Might well be, but I doubt that (but I'd be glad to be proven wrong). Just look at their products, which pretty much only excel through their low price. As far as technology goes, none of Rigol's products are anything to write home about, even their top end products are pretty basic. Also, their products are cheap because they use commodity parts in their designs, which keeps costs low.
This raises a few questions, like where all the supposedly advanced technical capabilities within Rigol are showing. Or why a manufacturer that has built a very successful business model on building cheap bottom-of-the-barrel and entry-level T&M and lab gear using commodity parts would invest money in acquiring the technical expertise required to roll their own complex ASIC designs, especially when it's not beneficial to their market segment?
It might well be that Rigol wants to get away from being a producer of cheap kit to a reputable brand that is considered not just by hobbyists, but then the first steps certainly would be improving their current offerings, especially in terms of firmware maturity and support.
So no, I don't believe I underestimate Rigol's capabilities. But as I said I'm open to be proven wrong.

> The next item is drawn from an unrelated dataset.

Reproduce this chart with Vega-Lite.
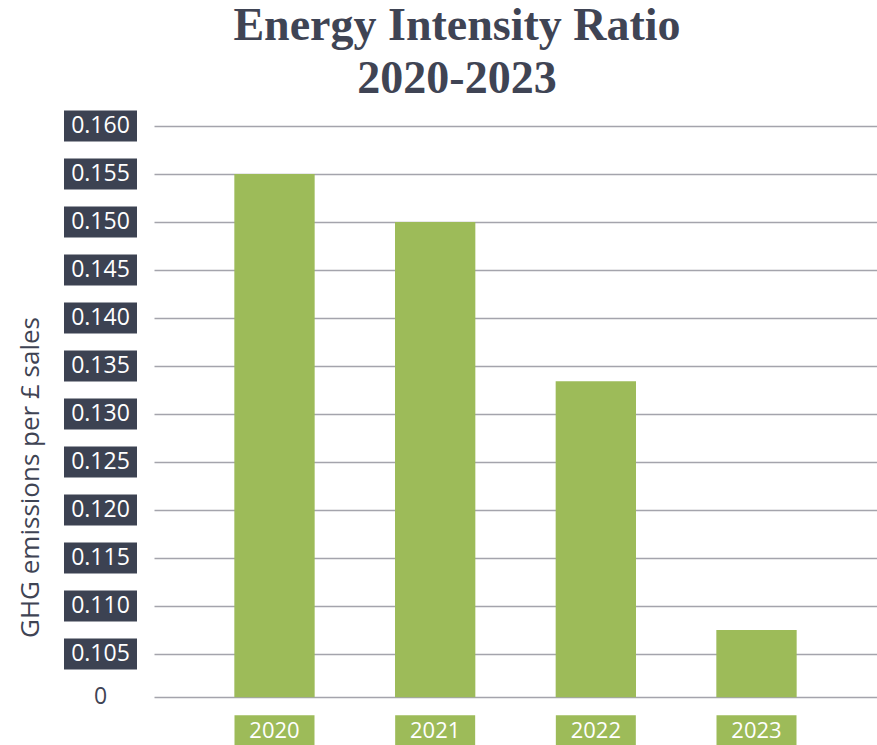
{
  "$schema": "https://vega.github.io/schema/vega-lite/v6.json",
  "background": "white",
  "padding": {"left": 17, "top": 2, "right": 2, "bottom": 0},
  "title": {
    "text": ["Energy Intensity Ratio", "2020-2023"],
    "font": "Liberation Serif",
    "fontSize": 46,
    "fontWeight": "bold",
    "color": "#3f4454",
    "lineHeight": 53,
    "anchor": "middle",
    "dx": 10,
    "offset": 8
  },
  "datasets": {
    "ratios": [
      {"year": "2020", "ratio": 0.155},
      {"year": "2021", "ratio": 0.150},
      {"year": "2022", "ratio": 0.1334},
      {"year": "2023", "ratio": 0.1075}
    ],
    "ticks": [
      {"tick": 0.160, "label": "0.160"},
      {"tick": 0.155, "label": "0.155"},
      {"tick": 0.150, "label": "0.150"},
      {"tick": 0.145, "label": "0.145"},
      {"tick": 0.140, "label": "0.140"},
      {"tick": 0.135, "label": "0.135"},
      {"tick": 0.130, "label": "0.130"},
      {"tick": 0.125, "label": "0.125"},
      {"tick": 0.120, "label": "0.120"},
      {"tick": 0.115, "label": "0.115"},
      {"tick": 0.110, "label": "0.110"},
      {"tick": 0.105, "label": "0.105"},
      {"tick": 0.1005, "label": "0"}
    ]
  },
  "spacing": 17,
  "resolve": {"scale": {"y": "shared"}, "axis": {"y": "independent"}},
  "hconcat": [
    {
      "width": 73,
      "height": 624,
      "data": {"name": "ticks"},
      "layer": [
        {
          "transform": [{"filter": "datum.label !== '0'"}],
          "mark": {"type": "tick", "orient": "horizontal", "size": 73, "thickness": 31, "color": "#3c4252", "opacity": 1},
          "encoding": {
            "y": {
              "field": "tick",
              "type": "quantitative",
              "scale": {"domain": [0.095, 0.16], "nice": false, "zero": false},
              "axis": {
                "title": "GHG emissions per £ sales",
                "titleFont": "Open Sans",
                "titleFontSize": 26,
                "titleFontWeight": "normal",
                "titleColor": "#3f4454",
                "titlePadding": 21,
                "titleY": 351,
                "labels": false,
                "ticks": false,
                "domain": false,
                "grid": false
              }
            }
          }
        },
        {
          "mark": {"type": "text", "font": "Open Sans", "fontSize": 23, "baseline": "middle", "align": "center"},
          "encoding": {
            "y": {"field": "tick", "type": "quantitative"},
            "text": {"field": "label"},
            "color": {
              "condition": {"test": "datum.label === '0'", "value": "#3f4454"},
              "value": "#ffffff"
            }
          }
        }
      ]
    },
    {
      "width": 723,
      "height": 624,
      "data": {"name": "ratios"},
      "layer": [
        {
          "mark": {"type": "bar", "color": "#9dbb59"},
          "encoding": {
            "x": {
              "field": "year",
              "type": "nominal",
              "scale": {"paddingInner": 0.5, "paddingOuter": 0.5},
              "axis": null
            },
            "y": {
              "field": "ratio",
              "type": "quantitative",
              "scale": {"domain": [0.095, 0.16], "nice": false, "zero": false},
              "axis": {
                "title": null,
                "labels": false,
                "ticks": false,
                "domain": false,
                "grid": true,
                "gridColor": "#a4a4ac",
                "gridWidth": 1.6,
                "values": [0.1005, 0.105, 0.11, 0.115, 0.12, 0.125, 0.13, 0.135, 0.14, 0.145, 0.15, 0.155, 0.16]
              }
            },
            "y2": {"datum": 0.1005}
          }
        },
        {
          "mark": {"type": "tick", "orient": "horizontal", "size": 80, "thickness": 31, "color": "#9dbb59", "opacity": 1},
          "encoding": {
            "x": {"field": "year", "type": "nominal"},
            "y": {"datum": 0.097}
          }
        },
        {
          "mark": {"type": "text", "font": "Open Sans", "fontSize": 22, "baseline": "middle", "align": "center", "color": "#ffffff"},
          "encoding": {
            "x": {"field": "year", "type": "nominal"},
            "y": {"datum": 0.097},
            "text": {"field": "year"}
          }
        }
      ]
    }
  ],
  "config": {
    "view": {"stroke": null}
  }
}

Converters running at 20Gsps or more are a serious systems design exercise. They end up being mostly digital parts, trying to handle the storm of digital data in real time. Some real ingenuity is needed to come up with architectures that stop the complexity getting out of control. Once people are funded to sit down and work through things like that, you might be surprised at the progress which can be made. It all comes down to finance. Keysight have fast converters not because there is something special about being Keysight, but because they had a sufficiently high value niche to justify the investment.

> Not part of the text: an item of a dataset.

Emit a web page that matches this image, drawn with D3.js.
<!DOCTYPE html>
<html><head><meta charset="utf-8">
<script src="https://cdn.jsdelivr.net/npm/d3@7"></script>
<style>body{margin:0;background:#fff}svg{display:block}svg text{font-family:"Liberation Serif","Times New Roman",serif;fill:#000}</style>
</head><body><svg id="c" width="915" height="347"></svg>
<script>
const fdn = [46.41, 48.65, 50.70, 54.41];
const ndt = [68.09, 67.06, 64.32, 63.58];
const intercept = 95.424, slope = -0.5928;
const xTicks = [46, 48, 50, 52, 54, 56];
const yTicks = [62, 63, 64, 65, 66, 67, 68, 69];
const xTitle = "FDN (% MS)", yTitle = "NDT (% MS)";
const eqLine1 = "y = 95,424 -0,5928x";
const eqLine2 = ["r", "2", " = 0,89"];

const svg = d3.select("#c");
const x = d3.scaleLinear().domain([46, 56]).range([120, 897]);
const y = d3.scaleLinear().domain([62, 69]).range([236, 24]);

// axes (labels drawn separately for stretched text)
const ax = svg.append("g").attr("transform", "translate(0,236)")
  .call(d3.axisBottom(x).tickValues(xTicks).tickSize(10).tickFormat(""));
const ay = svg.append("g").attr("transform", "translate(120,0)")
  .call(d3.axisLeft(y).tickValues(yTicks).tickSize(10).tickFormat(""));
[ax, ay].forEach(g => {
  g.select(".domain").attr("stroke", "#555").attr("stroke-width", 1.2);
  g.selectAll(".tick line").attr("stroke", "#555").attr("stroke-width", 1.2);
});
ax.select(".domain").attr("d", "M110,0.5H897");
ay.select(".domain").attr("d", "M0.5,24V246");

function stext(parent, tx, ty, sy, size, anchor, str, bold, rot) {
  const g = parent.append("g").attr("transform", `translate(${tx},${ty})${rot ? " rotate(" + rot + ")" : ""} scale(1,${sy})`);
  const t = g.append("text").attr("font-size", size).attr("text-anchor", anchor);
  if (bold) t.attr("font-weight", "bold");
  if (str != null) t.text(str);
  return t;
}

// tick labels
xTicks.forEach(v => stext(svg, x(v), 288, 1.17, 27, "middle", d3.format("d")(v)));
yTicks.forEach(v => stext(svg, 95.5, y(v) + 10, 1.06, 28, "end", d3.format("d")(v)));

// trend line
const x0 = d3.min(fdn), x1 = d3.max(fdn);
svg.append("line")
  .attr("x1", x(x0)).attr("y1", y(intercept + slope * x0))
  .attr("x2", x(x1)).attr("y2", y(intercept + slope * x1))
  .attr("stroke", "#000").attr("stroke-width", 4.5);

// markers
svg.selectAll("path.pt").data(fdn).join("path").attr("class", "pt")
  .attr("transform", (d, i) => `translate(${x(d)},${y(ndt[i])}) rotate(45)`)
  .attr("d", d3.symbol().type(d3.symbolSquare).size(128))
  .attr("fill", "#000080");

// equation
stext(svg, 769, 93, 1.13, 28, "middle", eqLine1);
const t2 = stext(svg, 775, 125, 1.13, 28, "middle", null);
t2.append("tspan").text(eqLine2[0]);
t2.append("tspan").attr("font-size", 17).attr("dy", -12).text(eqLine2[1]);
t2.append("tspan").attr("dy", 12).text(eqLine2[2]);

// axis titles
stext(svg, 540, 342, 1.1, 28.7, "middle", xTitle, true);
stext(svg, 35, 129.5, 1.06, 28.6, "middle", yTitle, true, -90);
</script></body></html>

While of course I agree with what you say about the complexity of 20+GSa/s converters, I don't with your last statement about the niche. In fact, one of the (not T&M related) markets I work in is pretty much screaming for high speed ADC hybrids, the faster the better. The margins in this market are a lot bigger than say for high end scopes. Still, there are very few vendors who can offer fast ADCs, because as you stated correctly the complexity is pretty high which limits the number of manufacturers that can deliver them to a handful of high tech companies (plus 20Gsa/s is the lower end of the spectrum, most of the time we're talking in excess of 80GSa/s). Keysight has a ton of IP and patents on their designs, as has Tek, R&S and LeCroy, which is because all invest a lot of money into R&D.

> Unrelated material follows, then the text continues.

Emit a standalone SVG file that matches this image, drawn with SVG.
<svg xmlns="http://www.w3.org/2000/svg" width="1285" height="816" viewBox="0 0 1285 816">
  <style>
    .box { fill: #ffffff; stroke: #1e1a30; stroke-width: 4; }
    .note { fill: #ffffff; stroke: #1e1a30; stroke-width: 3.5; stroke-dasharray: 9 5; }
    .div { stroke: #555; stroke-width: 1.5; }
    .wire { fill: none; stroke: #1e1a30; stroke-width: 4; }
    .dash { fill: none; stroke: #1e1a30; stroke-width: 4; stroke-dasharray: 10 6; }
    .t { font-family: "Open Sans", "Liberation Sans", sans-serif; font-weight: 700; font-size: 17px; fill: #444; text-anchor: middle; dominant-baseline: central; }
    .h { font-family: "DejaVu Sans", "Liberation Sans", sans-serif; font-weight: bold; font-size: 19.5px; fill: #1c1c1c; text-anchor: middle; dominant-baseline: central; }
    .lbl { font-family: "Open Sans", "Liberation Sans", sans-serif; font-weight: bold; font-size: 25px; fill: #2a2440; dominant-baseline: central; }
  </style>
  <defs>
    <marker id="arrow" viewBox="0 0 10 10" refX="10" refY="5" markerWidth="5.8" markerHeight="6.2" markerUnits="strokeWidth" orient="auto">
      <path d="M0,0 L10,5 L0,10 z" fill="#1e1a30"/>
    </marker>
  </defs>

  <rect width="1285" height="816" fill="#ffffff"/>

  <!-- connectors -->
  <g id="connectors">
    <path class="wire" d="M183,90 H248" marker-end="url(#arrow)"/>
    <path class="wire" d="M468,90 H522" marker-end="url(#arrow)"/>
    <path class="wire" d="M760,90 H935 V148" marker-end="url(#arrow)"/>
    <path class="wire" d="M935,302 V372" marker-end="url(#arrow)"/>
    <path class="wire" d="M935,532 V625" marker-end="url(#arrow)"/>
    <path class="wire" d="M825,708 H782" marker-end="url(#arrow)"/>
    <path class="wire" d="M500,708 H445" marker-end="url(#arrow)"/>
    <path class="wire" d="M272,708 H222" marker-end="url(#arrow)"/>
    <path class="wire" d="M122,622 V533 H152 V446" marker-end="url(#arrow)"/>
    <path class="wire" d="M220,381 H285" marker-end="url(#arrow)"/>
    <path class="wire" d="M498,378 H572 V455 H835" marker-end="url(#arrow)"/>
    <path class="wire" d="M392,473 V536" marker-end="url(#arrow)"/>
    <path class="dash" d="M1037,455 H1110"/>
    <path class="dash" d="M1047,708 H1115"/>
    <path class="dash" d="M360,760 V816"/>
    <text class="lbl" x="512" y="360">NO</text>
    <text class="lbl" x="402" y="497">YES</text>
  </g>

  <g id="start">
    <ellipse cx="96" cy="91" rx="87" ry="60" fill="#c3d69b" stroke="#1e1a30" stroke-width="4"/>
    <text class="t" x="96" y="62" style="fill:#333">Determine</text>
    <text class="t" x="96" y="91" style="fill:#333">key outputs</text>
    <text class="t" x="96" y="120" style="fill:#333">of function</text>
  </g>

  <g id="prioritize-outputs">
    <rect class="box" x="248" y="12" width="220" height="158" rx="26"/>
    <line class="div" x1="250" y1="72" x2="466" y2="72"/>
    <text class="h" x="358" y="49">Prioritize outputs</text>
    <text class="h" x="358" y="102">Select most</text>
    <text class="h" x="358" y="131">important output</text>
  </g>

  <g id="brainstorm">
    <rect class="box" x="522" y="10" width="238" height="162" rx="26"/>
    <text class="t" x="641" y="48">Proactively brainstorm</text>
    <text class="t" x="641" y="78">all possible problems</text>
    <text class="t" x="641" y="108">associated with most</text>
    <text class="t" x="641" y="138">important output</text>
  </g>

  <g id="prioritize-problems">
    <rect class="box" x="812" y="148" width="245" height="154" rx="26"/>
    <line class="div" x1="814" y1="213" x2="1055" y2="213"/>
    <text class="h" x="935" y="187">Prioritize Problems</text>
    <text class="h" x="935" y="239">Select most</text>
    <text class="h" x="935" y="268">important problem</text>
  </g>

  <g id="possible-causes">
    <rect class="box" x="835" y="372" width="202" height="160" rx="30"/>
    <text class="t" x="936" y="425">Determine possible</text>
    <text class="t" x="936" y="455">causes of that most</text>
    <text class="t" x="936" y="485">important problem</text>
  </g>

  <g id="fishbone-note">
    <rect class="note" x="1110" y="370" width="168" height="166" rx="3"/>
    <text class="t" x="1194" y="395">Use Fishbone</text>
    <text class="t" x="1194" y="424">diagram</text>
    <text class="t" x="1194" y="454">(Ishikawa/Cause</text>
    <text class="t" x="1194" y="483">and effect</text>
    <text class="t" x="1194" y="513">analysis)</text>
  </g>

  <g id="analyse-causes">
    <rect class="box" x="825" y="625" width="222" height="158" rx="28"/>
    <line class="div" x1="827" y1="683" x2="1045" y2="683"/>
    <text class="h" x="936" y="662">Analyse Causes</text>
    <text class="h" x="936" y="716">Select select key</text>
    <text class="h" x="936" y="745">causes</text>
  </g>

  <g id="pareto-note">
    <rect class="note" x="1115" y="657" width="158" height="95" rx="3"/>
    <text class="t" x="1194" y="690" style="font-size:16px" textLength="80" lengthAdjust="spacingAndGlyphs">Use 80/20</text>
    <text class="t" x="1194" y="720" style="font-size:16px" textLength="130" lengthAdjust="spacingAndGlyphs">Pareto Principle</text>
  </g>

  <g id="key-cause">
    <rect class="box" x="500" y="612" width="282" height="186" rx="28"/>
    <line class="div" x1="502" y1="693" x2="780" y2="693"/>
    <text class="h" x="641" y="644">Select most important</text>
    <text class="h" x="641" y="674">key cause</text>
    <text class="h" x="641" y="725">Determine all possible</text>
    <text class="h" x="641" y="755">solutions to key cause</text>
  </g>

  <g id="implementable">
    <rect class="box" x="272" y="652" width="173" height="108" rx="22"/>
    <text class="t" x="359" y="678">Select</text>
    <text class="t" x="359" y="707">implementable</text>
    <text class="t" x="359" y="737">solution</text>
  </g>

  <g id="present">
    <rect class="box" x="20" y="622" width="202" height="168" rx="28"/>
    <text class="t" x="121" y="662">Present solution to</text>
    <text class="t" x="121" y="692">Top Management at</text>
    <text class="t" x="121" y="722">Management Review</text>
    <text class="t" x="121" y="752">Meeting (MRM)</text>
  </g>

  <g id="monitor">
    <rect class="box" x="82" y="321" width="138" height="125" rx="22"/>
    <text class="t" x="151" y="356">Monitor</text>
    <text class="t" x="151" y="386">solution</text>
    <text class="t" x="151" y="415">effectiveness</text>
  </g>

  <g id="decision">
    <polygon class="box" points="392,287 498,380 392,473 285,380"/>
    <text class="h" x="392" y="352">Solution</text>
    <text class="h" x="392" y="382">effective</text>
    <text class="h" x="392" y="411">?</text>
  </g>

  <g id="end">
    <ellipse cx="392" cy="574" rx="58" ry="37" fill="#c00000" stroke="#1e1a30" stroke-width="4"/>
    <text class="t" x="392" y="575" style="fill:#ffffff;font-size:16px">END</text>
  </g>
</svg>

Keysight has over 9k employees and over $2bn revenue, Tek has still some 4k+ employees and over $1.5bn revenue, R&S has almost 10k employees and some $2bn revenue, and LeCroy has approx 450 employees and some $200M revenue. I find it pretty hard to believe that Rigol (for which I couldn't find any revenue numbers, but I'm sure they are well below $200M) which has some 400 employees for their whole product portfolio (which includes scopes, spectrum analyzers, PSUs, DVMs, RF and frequency generators plus their lab gear) will have the same technical ressources as say LeCroy who's 500+ employees are pretty much dedicated to upper midrange/high-end scopes only. The number and type of patents Rigol is holding seem to confirm that.
But as I said I'd be glad to be proven wrong.